Хенкин пользовался этим приемом, когда его никто не хотел ставить. Ведренн и Баркер ни за что не простят ему этого, но платить они платили. Он, кажется, получил двести фунтов авансом но контракту высшего класса. Мораль: начинающий должен обладать достаточной скромностью, чтобы понимать — его не поставят, пока на рынке имеется что-нибудь получше. А смекнув это, пусть наплюет на скромность и пользуется моментом!»
Между начинающими театральными авторами и завсегдатаями Клуба драматургов разыгрывались целые баталии: «Я не знаю, что представляет собой сейчас Клуб драматургов (даже не уверен, что он еще существует), по вначале это была клика старых театральных волков, обуянных желанием изгнать из своих рядов всякого, кто не подходил под определение «драматург с установившейся репутацией» (таковыми они считали самих себя). Меня пригласили в Клуб только потому, что были совершенно убеждены в моем отказе. Но так как я долгие годы пытался заставить их внести в нашу профессию какую-нибудь видимость организации и так как любая видимость организации лучше, чем полное отсутствие оной, я вступил в Клуб и в течение длительного времени почитал за долг посещение их завтраков. Меня ненавидели и, мне кажется, утолили бы свою ненависть сполна, только сунув меня вместе с Ибсеном в печь, раскаленную до тысячи да еще тысячи (чтобы вернее было!) градусов. Но пока им только удавалось забаллотировать всех предложенных мною кандидатов. Вскоре я оставил всякую попытку освободить Клуб от заскорузлой клики.

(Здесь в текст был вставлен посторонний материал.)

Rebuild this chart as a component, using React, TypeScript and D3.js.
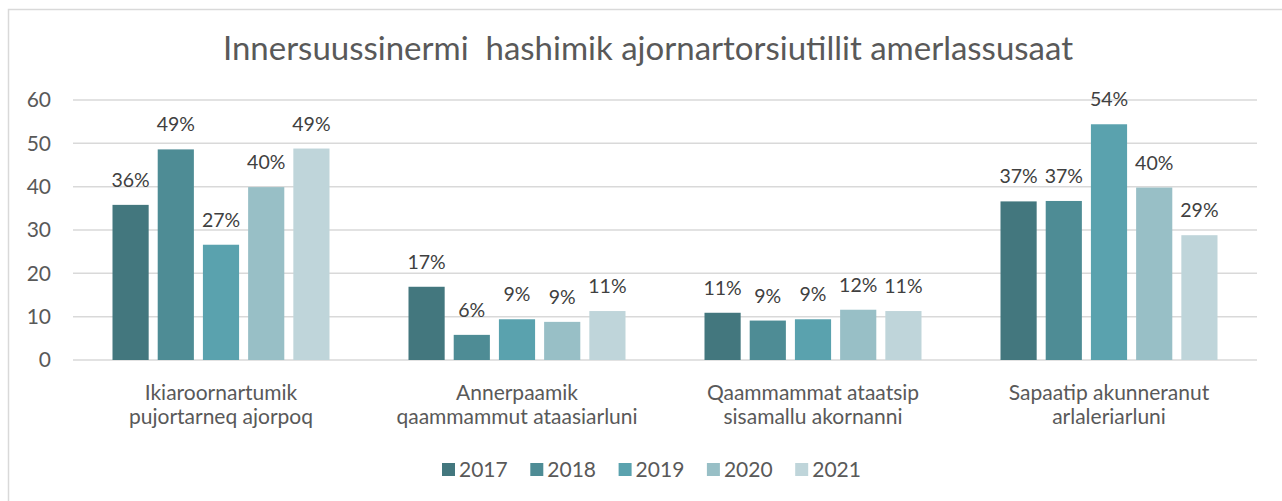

Они собирались забаллотировать и Гилберта Меррея. Но явился Пинеро, которого все смертельно боялись, и строго приказал избрать Меррея.
По отношению ко мне Пинеро вел себя безукоризненно. Однако свои письма ко мне подписывал: «с обожанием и ненавистью». Таковы были его подлинные чувства. Он всегда считал меня своим другом, хотя мне удалось скрыть от него тот факт, что в рыцарское достоинство его возвели не без моих скромных усилий. С Картоном я отлично ладил, поскольку его, как и меня, забавляли махинации клики».